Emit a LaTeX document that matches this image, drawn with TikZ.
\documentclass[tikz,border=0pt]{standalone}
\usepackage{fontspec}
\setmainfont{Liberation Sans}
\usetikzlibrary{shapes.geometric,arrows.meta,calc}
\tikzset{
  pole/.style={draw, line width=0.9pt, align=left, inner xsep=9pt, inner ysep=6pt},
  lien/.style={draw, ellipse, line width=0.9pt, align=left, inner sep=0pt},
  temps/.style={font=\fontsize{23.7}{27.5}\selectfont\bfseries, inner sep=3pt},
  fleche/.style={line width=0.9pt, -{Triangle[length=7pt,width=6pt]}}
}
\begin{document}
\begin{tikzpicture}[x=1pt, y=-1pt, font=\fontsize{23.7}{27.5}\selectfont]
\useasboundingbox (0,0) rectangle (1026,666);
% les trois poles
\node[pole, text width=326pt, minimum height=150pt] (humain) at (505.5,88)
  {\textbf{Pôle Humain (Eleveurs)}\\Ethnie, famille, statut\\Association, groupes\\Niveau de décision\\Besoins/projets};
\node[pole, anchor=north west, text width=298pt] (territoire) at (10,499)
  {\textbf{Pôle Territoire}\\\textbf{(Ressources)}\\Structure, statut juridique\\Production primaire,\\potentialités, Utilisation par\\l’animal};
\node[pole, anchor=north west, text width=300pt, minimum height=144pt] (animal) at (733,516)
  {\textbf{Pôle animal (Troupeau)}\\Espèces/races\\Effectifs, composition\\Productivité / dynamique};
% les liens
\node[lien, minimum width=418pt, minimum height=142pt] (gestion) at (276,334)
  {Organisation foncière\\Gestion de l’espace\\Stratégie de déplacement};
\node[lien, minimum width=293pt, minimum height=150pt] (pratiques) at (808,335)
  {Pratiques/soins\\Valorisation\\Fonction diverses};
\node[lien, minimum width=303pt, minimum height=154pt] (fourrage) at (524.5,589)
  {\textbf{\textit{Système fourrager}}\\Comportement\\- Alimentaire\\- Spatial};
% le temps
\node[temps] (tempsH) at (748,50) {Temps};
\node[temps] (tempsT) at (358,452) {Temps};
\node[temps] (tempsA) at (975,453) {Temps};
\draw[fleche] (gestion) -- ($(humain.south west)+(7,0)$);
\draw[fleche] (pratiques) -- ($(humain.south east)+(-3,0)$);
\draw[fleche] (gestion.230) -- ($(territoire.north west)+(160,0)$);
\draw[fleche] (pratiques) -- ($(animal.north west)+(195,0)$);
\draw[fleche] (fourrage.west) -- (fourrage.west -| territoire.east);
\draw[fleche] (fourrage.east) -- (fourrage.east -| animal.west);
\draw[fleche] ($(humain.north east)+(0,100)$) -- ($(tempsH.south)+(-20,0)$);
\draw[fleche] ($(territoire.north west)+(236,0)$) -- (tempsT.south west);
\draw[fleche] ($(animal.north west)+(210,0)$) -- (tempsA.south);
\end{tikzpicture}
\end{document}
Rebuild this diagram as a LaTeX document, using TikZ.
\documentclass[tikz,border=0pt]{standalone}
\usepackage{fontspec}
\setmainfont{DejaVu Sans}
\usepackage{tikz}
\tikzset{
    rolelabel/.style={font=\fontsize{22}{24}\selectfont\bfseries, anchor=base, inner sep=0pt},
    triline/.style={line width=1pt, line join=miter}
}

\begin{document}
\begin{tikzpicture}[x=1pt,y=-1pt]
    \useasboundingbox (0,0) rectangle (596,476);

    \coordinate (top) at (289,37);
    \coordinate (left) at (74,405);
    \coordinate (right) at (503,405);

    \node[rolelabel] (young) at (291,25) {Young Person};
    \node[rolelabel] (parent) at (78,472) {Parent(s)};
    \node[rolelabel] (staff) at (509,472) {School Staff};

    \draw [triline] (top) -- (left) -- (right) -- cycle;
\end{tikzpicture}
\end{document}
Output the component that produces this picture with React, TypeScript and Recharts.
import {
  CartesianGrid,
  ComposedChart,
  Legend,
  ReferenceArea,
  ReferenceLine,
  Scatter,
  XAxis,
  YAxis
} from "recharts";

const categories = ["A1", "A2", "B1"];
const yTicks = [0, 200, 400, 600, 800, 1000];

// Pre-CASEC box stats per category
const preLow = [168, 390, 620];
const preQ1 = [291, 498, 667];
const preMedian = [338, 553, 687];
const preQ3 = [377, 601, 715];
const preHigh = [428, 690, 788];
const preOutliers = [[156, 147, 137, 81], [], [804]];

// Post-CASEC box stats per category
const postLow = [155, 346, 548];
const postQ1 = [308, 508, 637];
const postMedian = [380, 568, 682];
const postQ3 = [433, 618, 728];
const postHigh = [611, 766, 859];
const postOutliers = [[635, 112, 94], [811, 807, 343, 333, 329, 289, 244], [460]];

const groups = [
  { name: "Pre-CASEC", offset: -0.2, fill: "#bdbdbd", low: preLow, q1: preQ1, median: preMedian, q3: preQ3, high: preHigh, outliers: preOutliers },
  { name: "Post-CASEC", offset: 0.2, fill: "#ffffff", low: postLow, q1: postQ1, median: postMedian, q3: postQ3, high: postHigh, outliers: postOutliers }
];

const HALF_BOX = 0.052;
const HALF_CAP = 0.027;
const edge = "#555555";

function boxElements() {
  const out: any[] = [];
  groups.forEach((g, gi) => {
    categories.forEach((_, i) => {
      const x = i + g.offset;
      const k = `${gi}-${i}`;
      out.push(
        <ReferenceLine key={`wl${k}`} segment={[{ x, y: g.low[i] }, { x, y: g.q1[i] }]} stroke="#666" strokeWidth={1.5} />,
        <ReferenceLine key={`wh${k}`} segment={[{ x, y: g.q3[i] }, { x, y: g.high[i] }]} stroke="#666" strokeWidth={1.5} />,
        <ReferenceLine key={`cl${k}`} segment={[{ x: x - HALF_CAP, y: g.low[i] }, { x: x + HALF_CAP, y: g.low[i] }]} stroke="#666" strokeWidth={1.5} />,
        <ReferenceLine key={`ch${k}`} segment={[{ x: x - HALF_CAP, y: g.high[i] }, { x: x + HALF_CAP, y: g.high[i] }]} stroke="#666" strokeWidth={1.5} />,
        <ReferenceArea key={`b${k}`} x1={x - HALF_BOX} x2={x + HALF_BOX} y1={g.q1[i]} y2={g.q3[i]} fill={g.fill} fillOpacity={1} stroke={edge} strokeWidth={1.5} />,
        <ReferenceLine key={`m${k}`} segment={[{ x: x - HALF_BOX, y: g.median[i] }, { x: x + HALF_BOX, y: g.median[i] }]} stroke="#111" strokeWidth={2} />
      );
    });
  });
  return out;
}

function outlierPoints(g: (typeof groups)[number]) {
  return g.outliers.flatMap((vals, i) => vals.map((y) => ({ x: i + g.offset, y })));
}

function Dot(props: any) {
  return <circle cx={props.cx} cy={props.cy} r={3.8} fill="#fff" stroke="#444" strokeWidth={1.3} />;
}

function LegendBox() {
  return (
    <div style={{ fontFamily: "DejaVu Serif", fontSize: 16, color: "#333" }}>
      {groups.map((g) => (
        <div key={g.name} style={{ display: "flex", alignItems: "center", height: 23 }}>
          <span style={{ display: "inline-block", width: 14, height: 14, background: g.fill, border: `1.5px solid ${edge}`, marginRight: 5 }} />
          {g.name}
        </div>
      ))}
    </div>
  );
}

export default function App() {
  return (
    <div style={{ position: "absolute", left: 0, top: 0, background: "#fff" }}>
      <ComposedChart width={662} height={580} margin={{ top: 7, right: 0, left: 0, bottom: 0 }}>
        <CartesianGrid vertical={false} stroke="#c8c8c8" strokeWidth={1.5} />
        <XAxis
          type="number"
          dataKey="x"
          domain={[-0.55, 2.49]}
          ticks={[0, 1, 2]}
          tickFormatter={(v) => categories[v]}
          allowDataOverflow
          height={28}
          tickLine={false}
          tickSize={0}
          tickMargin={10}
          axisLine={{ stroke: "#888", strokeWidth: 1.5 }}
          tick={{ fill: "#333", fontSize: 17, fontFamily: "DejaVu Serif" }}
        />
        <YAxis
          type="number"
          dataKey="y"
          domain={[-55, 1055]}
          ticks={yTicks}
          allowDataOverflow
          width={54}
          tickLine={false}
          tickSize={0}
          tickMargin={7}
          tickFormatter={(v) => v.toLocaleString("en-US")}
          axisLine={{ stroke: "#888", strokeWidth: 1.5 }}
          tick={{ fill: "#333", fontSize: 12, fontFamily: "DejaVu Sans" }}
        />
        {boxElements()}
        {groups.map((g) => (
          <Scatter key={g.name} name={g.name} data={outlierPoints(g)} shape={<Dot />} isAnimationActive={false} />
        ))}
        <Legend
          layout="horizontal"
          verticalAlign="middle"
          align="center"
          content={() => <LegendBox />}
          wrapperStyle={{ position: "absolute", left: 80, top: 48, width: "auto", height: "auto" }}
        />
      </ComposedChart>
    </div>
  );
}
______________________________
Pull out every line of the entries that includes the word "this".

Emit a LaTeX document that matches this image, drawn with TikZ.
Rebuild this diagram as a LaTeX document, using TikZ.
Output the component that produces this picture with React, TypeScript and Recharts.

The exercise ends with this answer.